I get weary of people dismissing social media gestures such as changing one’s profile picture to a rainbow, or even the act of writing posts and sharing articles concerning social justice on social media platforms, as “slacktivism”. “Oh, it’s so easy to post a picture online,” they sneer. (Except when it isn’t, such as in conservative communities in the Midwest, but let’s not let a silly thing like nuance get in the way of a good, old-fashioned jaunt on the high horse.) “It’s not like you’re out marching or doing sit-ins or getting arrested.” (Even though some of us truly can’t afford to go to prison or take off work to go to a march, because we’ve got family members and/or spouses who will be up Shit Creek without a paddle if we do. But again, nuance is for suckers.) “And anyway, it’s just the Internet. The Internet isn’t real life. It doesn’t matter.”

To which I say: what rock have you been living under?

Remember that time there was a huge political upheaval in Iran concerning the 2009-2010 elections? You wouldn’t, if Twitter hadn’t been the primary method used to get information out of Iran to the rest of the world. Or for a more recent example, why is Mike Huckabee’s presidential campaign as good as dead? Because of the Facebook post he made defending Josh “Child Molester” Duggar and his heinous parents, turning even some of his staunchest supporters against him. Why is your brother having such a hard time getting a job? Probably because he posts pictures of himself getting shitfaced and drawing swastikas in Sharpie on his friends’ faces on Instagram every night, and potential employers are looking at that and going “NOPE.”

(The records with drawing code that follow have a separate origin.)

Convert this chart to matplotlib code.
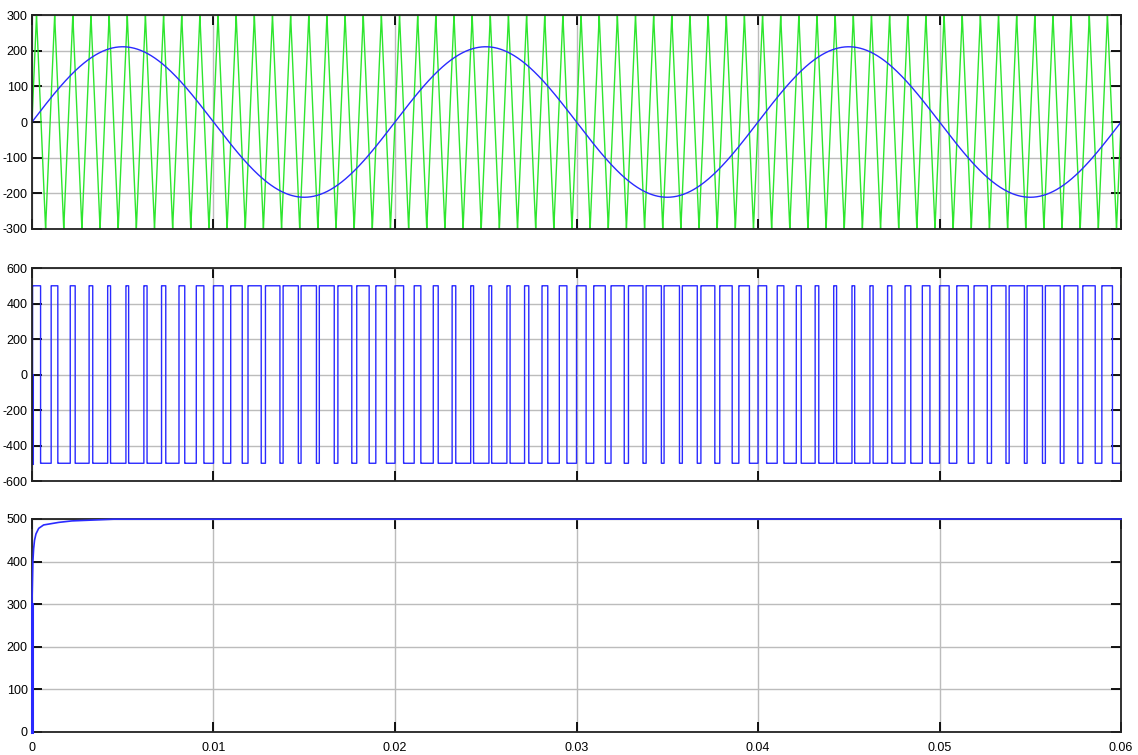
import numpy as np
import matplotlib
matplotlib.use("Agg")
import matplotlib.pyplot as plt


# Simulation window and signal parameters
T_END = 0.06
N_SAMPLES = 120001

SINE_AMP = 211.0       # modulating (reference) sine, volts
SINE_FREQ = 50.0       # Hz
CARRIER_AMP = 300.0    # triangular carrier, volts
CARRIER_FREQ = 1000.0  # Hz
PWM_LEVEL = 500.0      # inverter output, +/- volts

# Start-up glitch of the PWM output (time, value)
PWM_START_T = [0.0, 0.0, 0.00003]
PWM_START_V = [0.0, -500.0, -500.0]

# DC link voltage rise (time, value)
DC_T = [0.0, 0.0, 0.00005, 0.00009, 0.00014, 0.00022, 0.00037, 0.00064, 0.00147, 0.0022, 0.0045, 0.06]
DC_V = [0.0, 300.0, 400.0, 430.0, 450.0, 465.0, 478.0, 486.0, 492.0, 495.5, 499.5, 500.0]

X_TICKS = [0, 0.01, 0.02, 0.03, 0.04, 0.05, 0.06]
X_TICK_LABELS = ["0", "0.01", "0.02", "0.03", "0.04", "0.05", "0.06"]

BLUE = "#2a2aff"
GREEN = "#2ee62e"
GRID = "#bcbcbc"


def triangle(t, amp, freq):
    # zero at t=0, rising, peaks at quarter period
    phase = (t * freq + 0.25) % 1.0
    return amp * (4 * np.abs(phase - 0.5) - 1) * -1


def style_axis(ax, ylim, yticks, show_x_labels):
    ax.set_xlim(0, T_END)
    ax.set_ylim(*ylim)
    ax.set_yticks(yticks)
    ax.set_yticklabels([str(v) for v in yticks])
    ax.set_xticks(X_TICKS)
    if show_x_labels:
        ax.set_xticklabels(X_TICK_LABELS)
    else:
        ax.set_xticklabels([])
    ax.grid(True, color=GRID, linewidth=1.0)
    ax.set_axisbelow(True)
    ax.tick_params(direction="in", length=7, width=1.3, color="black",
                   top=True, right=True, labelsize=9, pad=3)
    ax.tick_params(axis="x", pad=7)
    for s in ax.spines.values():
        s.set_color("#222222")
        s.set_linewidth(1.3)


def main():
    plt.rcParams["font.family"] = ["Liberation Sans", "DejaVu Sans"]

    t = np.linspace(0, T_END, N_SAMPLES)
    sine = SINE_AMP * np.sin(2 * np.pi * SINE_FREQ * t)
    carrier = triangle(t, CARRIER_AMP, CARRIER_FREQ)
    pwm = np.where(carrier > sine, PWM_LEVEL, -PWM_LEVEL)

    fig = plt.figure(figsize=(11.38, 7.55), dpi=100)
    left, width = 0.0281, 0.957
    ax1 = fig.add_axes([left, 0.6967, width, 0.2834])
    ax2 = fig.add_axes([left, 0.3629, width, 0.2821])
    ax3 = fig.add_axes([left, 0.0305, width, 0.2821])

    # 1) carrier vs reference
    ax1.plot(t, carrier, color=GREEN, linewidth=1.0)
    ax1.plot(t, sine, color=BLUE, linewidth=1.0)
    style_axis(ax1, (-300, 300), list(range(-300, 301, 100)), False)

    # 2) PWM output
    mask = t > PWM_START_T[-1]
    t_pwm = np.concatenate([PWM_START_T, t[mask]])
    v_pwm = np.concatenate([PWM_START_V, pwm[mask]])
    ax2.plot(t_pwm, v_pwm, color=BLUE, linewidth=1.0, drawstyle="steps-post")
    ax2.plot(PWM_START_T[:2], PWM_START_V[:2], color=BLUE, linewidth=2.2)
    style_axis(ax2, (-600, 600), list(range(-600, 601, 200)), False)

    # 3) DC voltage
    ax3.plot(DC_T, DC_V, color=BLUE, linewidth=1.2, clip_on=False, zorder=5)
    ax3.plot(DC_T[:2], DC_V[:2], color=BLUE, linewidth=2.2, clip_on=False, zorder=5)
    style_axis(ax3, (0, 500), list(range(0, 501, 100)), True)

    fig.savefig("out.png", dpi=100)
    plt.close(fig)


if __name__ == "__main__":
    main()
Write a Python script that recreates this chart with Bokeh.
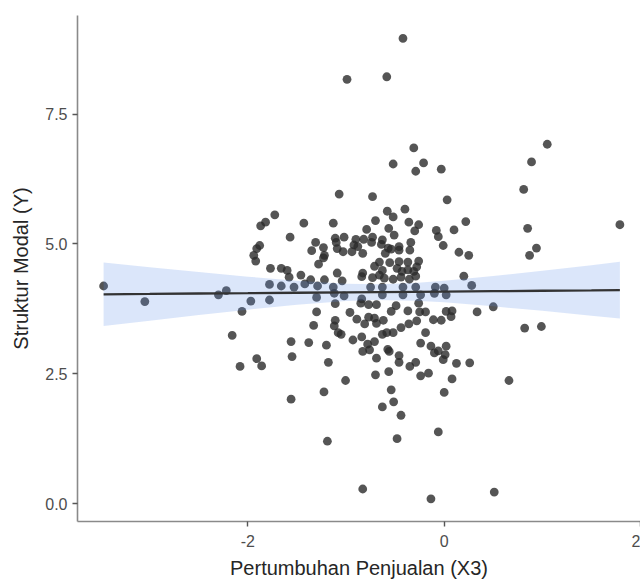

So obviously, the Internet is part of real life, the Internet does have an enormous affect on what happens offline, and to claim that what happens on the Internet doesn’t “really” matter is to be quite ignorant (and, let’s be honest with ourselves here, willfully so) of the reality in which we all currently live.

No, posting a picture or sharing an article on Facebook is not the same thing as making changes in policy. And yet, policy changes cannot happen without a large enough swath of people supporting them. In order to gain support for a cause, awareness must be raised, and discussions/debates must be had. That’s just how it works. And like it or not, social media is now woven into the very fabric of our society, and so it’s one of the primary forums in which social attitudes are displayed and adjusted.

So, look: while nobody can force you to take part in this sort of online discourse — nor should they try — you also don’t get to tell someone else that their active participation in this discourse somehow isn’t real and/or doesn’t matter, because 1) that’s demonstrably false, and 2) you’re being a bit of jerk by being so dismissive of something that person obviously cares enough about to display on the public, forever-searchable Internet. Come on, now, don’t be That Asshole.